If working on a fresh Bacula deploy, one of the most common errors are the inability of Bacula Director to connect to its MySQL or Postgresql catalog database:
- Make sure database services are running.
- Make sure the prior Bacula creation and preparation scripts were run successfully.
- Make sure bacula can authenticate to the database (Catalog resource Password in bacula-dir.conf or pg_hba.conf file for Postgresql). Database logs can provide more information o authentication errors.
Anyhow, there are a few commands that will lead to Bacula problems diagnosis and will be very useful to further operation.
a) Bacula Test command:
bacula-dir -t
This shell command will test Bacula daemon configuration for syntax errors and also for catalog database connection problems. It can also be used for bacula-sd and bacula-fd. Typically you must restart the Bacula daemon then if no errors are printed (success).
b) The General Bacula Log:
Bacula log file is written in the file set in the bacula-dir.conf, Standard Messages Resource.

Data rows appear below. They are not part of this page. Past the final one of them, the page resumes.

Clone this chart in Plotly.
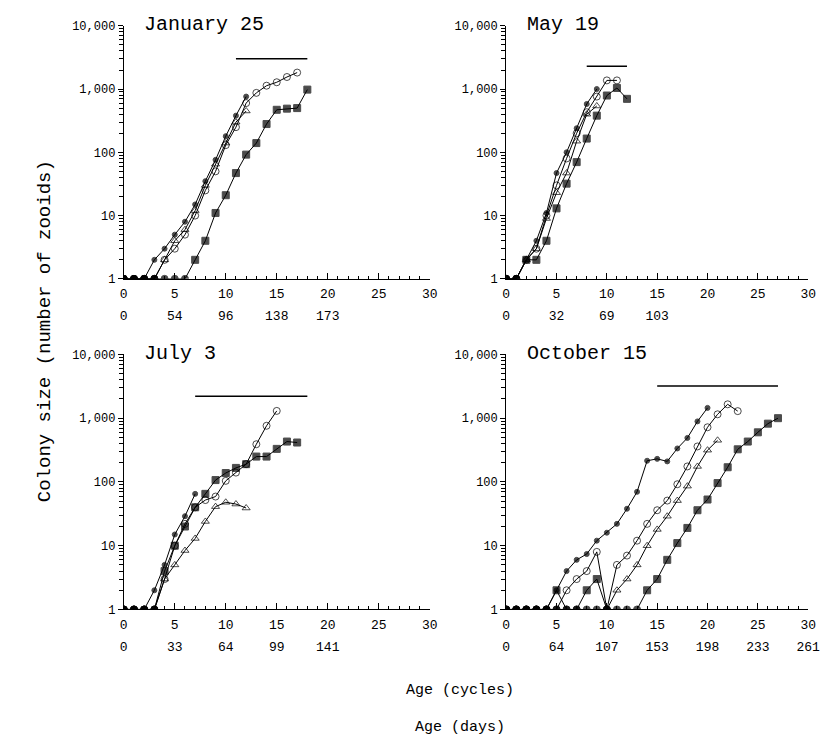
import plotly.graph_objects as go

# ---------------- data (value per cycle, starting at cycle 0) ----------------
titles = ["January 25", "May 19", "July 3", "October 15"]

jan_dot = [1, 1, 1, 2, 3, 5, 8, 15, 35, 76, 180, 380, 760]
jan_circle = [1, 1, 1, 1, 2, 3, 5, 10, 25, 50, 130, 250, 600, 870, 1130, 1280, 1550, 1820]
jan_triangle = [1, 1, 1, 1, 2, 4, 6, 12, 30, 65, 140, 300, 450]
jan_square = [1, 1, 1, 1, 1, 1, 1, 2, 4, 11, 21, 47, 92, 140, 280, 470, 490, 500, 980]

may_dot = [1, 1, 2, 4, 11, 47, 100, 240, 580, 1000]
may_circle = [1, 1, 2, 3, 10, 30, 80, 200, 430, 760, 1370, 1370]
may_triangle = [1, 1, 2, 3, 9, 23, 47, 150, 400, 540]
may_square = [1, 1, 2, 2, 4, 13, 32, 70, 165, 380, 790, 1040, 700]

jul_dot = [1, 1, 1, 2, 5, 15, 29, 65]
jul_circle = [1, 1, 1, 1, 3, 10, 22, 40, 52, 59, 104, 140, 190, 390, 760, 1300]
jul_triangle = [1, 1, 1, 1, 3, 5, 8.4, 13, 24, 41, 48, 45, 39]
jul_square = [1, 1, 1, 1, 4, 10, 20, 40, 65, 107, 138, 166, 190, 250, 250, 330, 430, 415]

oct_dot = [1, 1, 1, 1, 1, 2, 4, 6, 7.4, 12, 16, 22, 38, 70, 215, 230, 210, 335, 490, 890, 1450]
oct_circle = [1, 1, 1, 1, 1, 1, 2, 3, 4, 8, 1, 5, 7, 12, 22, 36, 51, 92, 175, 360, 720, 1150, 1650, 1290]
oct_triangle = [1, 1, 1, 1, 1, 1, 1, 1, 1, 1, 1, 2, 3, 5, 10, 18, 29, 51, 86, 175, 315, 450]
oct_square = [1, 1, 1, 1, 1, 2, 1, 1, 2, 3, 1, 1, 1, 1, 2, 3, 6, 11, 19, 36, 53, 96, 170, 325, 430, 600, 820, 1000]

# horizontal bars (start cycle, end cycle, level)
bar_start = [11, 8, 7, 15]
bar_end = [18, 12, 18, 27]
bar_level = [3000, 2300, 2200, 3200]

# second tick row: age in days at given cycles
days_cycles = [[0, 5, 10, 15, 20], [0, 5, 10, 15], [0, 5, 10, 15, 20], [0, 5, 10, 15, 20, 25, 30]]
days_labels = [["0", "54", "96", "138", "173"],
               ["0", "32", "69", "103"],
               ["0", "33", "64", "99", "141"],
               ["0", "64", "107", "153", "198", "233", "261"]]

y_tickvals = [1, 10, 100, 1000, 10000]
y_ticktext = ["1", "10", "100", "1,000", "10,000"]

panels = [
    [jan_dot, jan_circle, jan_triangle, jan_square],
    [may_dot, may_circle, may_triangle, may_square],
    [jul_dot, jul_circle, jul_triangle, jul_square],
    [oct_dot, oct_circle, oct_triangle, oct_square],
]

# ---------------- styling ----------------
OFF = 8                      # default page margin around the plot div
W, H = 838 - 2 * OFF, 753 - 2 * OFF
FONT = "Liberation Mono"


def px(x):
    return (x - OFF) / W


def py(y):
    return 1 - (y - OFF) / H


series_style = [
    dict(symbol="circle", size=5),
    dict(symbol="circle-open", size=7),
    dict(symbol="triangle-up-open", size=7),
    dict(symbol="square", size=7),
]

# panel pixel boxes on screen: (x0, x1, ytop, ybottom)
boxes = [(122, 434, 20, 278), (512, 820, 20, 278), (122, 434, 355, 615), (512, 820, 355, 615)]

fig = go.Figure()

minor_vals = [m * 10 ** d for d in range(4) for m in range(2, 10)]

for i, (series, box) in enumerate(zip(panels, boxes)):
    n = i + 1
    xa = "x" if n == 1 else f"x{n}"
    ya = "y" if n == 1 else f"y{n}"
    for vals, st in zip(series, series_style):
        xs = list(range(len(vals)))
        symbols = ["circle" if v == 1 else st["symbol"] for v in vals]
        sizes = [7 if v == 1 else st["size"] for v in vals]
        fig.add_trace(go.Scatter(
            x=xs, y=vals, mode="lines+markers", xaxis=xa, yaxis=ya,
            line=dict(color="black", width=1),
            marker=dict(symbol=symbols, size=sizes, color="black",
                        line=dict(color="black", width=1)),
            showlegend=False, hoverinfo="skip"))
    fig.add_trace(go.Scatter(
        x=[bar_start[i], bar_end[i]], y=[bar_level[i], bar_level[i]],
        mode="lines", xaxis=xa, yaxis=ya, line=dict(color="black", width=1.5),
        showlegend=False, hoverinfo="skip"))
    # dummy trace for the "days" axis
    fig.add_trace(go.Scatter(x=[None], y=[None], xaxis=f"x{n + 4}", yaxis=ya,
                             showlegend=False, hoverinfo="skip"))

    x0, x1, yt, yb = box
    axkey = "xaxis" if n == 1 else f"xaxis{n}"
    aykey = "yaxis" if n == 1 else f"yaxis{n}"
    fig.layout[axkey] = dict(
        domain=[px(x0), px(x1)], range=[0, 30], anchor=ya, tick0=0, dtick=5,
        ticks="inside", ticklen=6, tickcolor="black", showline=True,
        linecolor="black", linewidth=1, showgrid=False, zeroline=False,
        minor=dict(dtick=1, ticks="inside", ticklen=3, tickcolor="black", showgrid=False),
        tickfont=dict(family=FONT, size=13, color="black"), ticklabelstandoff=3)
    fig.layout[aykey] = dict(
        domain=[py(yb), py(yt)], type="log", range=[0, 4], anchor=xa,
        tickmode="array", tickvals=y_tickvals, ticktext=y_ticktext,
        ticks="outside", ticklen=5, tickcolor="black", showline=True,
        linecolor="black", linewidth=1, showgrid=False, zeroline=False,
        minor=dict(tickmode="array", tickvals=minor_vals, ticks="outside",
                   ticklen=4, tickcolor="black", showgrid=False),
        tickfont=dict(family=FONT, size=12, color="black"))
    fig.layout[f"xaxis{n + 4}"] = dict(
        overlaying=xa, anchor="free", position=py(yb + 28), range=[0, 30],
        tickmode="array", tickvals=days_cycles[i], ticktext=days_labels[i],
        ticks="", showline=False, showgrid=False, zeroline=False, side="bottom",
        tickfont=dict(family=FONT, size=13, color="black"))
    # panel title
    fig.add_annotation(text=titles[i], xref="paper", yref="paper",
                       x=px(x0 + 19), y=py(yt - 1), xanchor="left", yanchor="middle",
                       showarrow=False, font=dict(family=FONT, size=20, color="black"))

fig.add_annotation(text="Colony size (number of zooids)", xref="paper", yref="paper",
                   x=px(42), y=py(331), textangle=-90, xanchor="center", yanchor="middle",
                   showarrow=False, font=dict(family=FONT, size=19, color="black"))
fig.add_annotation(text="Age (cycles)", xref="paper", yref="paper",
                   x=px(465), y=py(698), xanchor="center", yanchor="middle", showarrow=False,
                   font=dict(family=FONT, size=15, color="black"))
fig.add_annotation(text="Age (days)", xref="paper", yref="paper",
                   x=px(465), y=py(735), xanchor="center", yanchor="middle", showarrow=False,
                   font=dict(family=FONT, size=15, color="black"))

fig.update_layout(width=W, height=H, margin=dict(l=0, r=0, t=0, b=0),
                  paper_bgcolor="white", plot_bgcolor="white")

fig.write_html("out.html", config={"displayModeBar": False})
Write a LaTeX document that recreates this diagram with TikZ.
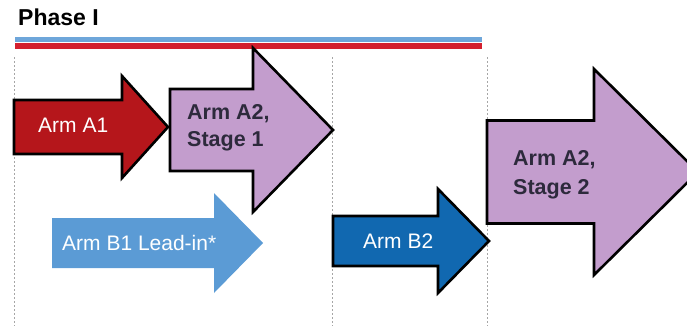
\documentclass[tikz,border=0pt]{standalone}
\usepackage{fontspec}
\setmainfont{Liberation Sans}
\usepackage{tikz}
\usepackage{xcolor}
\usetikzlibrary{positioning,calc}

\definecolor{armred}{RGB}{181,22,27}
\definecolor{armpurple}{RGB}{195,157,205}
\definecolor{armlight}{RGB}{91,155,213}
\definecolor{armdark}{RGB}{17,104,176}
\definecolor{phaseblue}{RGB}{110,166,218}
\definecolor{phasered}{RGB}{211,32,47}
\definecolor{stagetext}{RGB}{45,42,60}

\begin{document}
\begin{tikzpicture}[x=1pt, y=-1pt,
    armbox/.style={draw=black, line width=2.6pt, line join=miter},
    guide/.style={gray!70, line width=1pt, dash pattern=on 2pt off 2pt},
    armlabel/.style={font=\fontsize{21}{28}\selectfont, inner sep=0pt, align=left}]
    \useasboundingbox (0,0) rectangle (687,329);
    \clip (0,0) rectangle (687,329);

    % Phase title and bars
    \node[anchor=base west, inner sep=0pt, font=\fontsize{23}{26}\selectfont\bfseries] (phase) at (18,26) {Phase I};
    \draw[phaseblue, line width=5pt] (15,39.5) -- (482,39.5);
    \draw[phasered, line width=5.5pt] (15,46) -- (482,46);

    % Guide lines
    \draw[guide] (14,57) -- (14,326);
    \draw[guide] (332,57) -- (332,326);
    \draw[guide] (487,57) -- (487,326);

    % Arm A1
    \draw[armbox, fill=armred] (14,100) -- (122,100) -- (122,76) -- (168,127) -- (122,178) -- (122,154) -- (14,154) -- cycle;
    \node[armlabel, anchor=base west, text=white] (a1) at (38,132) {Arm A1};

    % Arm A2, stage 1
    \draw[armbox, fill=armpurple] (170,89) -- (253,89) -- (253,48) -- (333,130) -- (253,212) -- (253,171) -- (170,171) -- cycle;
    \node[armlabel, anchor=west, text=stagetext, font=\fontsize{21.5}{27}\selectfont\bfseries] (a2s1) at (187,128) {Arm A2,\\Stage 1};

    % Arm B1 lead-in
    \fill[armlight] (52,218) -- (214,218) -- (214,193) -- (263,243) -- (214,293) -- (214,268) -- (52,268) -- cycle;
    \node[armlabel, anchor=base west, text=white] (b1) at (62,250) {Arm B1 Lead-in*};

    % Arm B2
    \draw[armbox, fill=armdark] (333,216) -- (438,216) -- (438,189) -- (489,241) -- (438,293) -- (438,266) -- (333,266) -- cycle;
    \node[armlabel, anchor=base west, text=white] (b2) at (363,248) {Arm B2};

    % Arm A2, stage 2
    \draw[armbox, fill=armpurple] (487,120.5) -- (594,120.5) -- (594,69) -- (698,172) -- (594,275) -- (594,223.5) -- (487,223.5) -- cycle;
    \node[armlabel, anchor=west, text=stagetext, font=\fontsize{21.5}{29}\selectfont\bfseries] (a2s2) at (513,175) {Arm A2,\\Stage 2};
\end{tikzpicture}
\end{document}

If you followed this book compilation guide, it will be in: /var/log/bacula.log. It may indicate daemons execution errors and another useful information.
cat /var/log/bacula.log
c) Bacula Daemons Debug Mode:
If running, stop the daemon you need to troubleshoot. Then start it in debug mode. E.x.:
bacula-dir -d 200
The number is the debug level. If higher the level more information the debug output will print at the screen. It can be very useful to discover the cause of spurious daemon behavior and job errors.
d) Job Execution Problems:
To retrieve the full log of any specific job, in bconsole:
list joblog jobid=x
It’s possible to fetch the list of all director executed jobs with another bconsole command:
list jobs
If the cause of the error isn’t still clear, another resort is to run the director and the file daemon in debug mode (explained above), and look for error messages.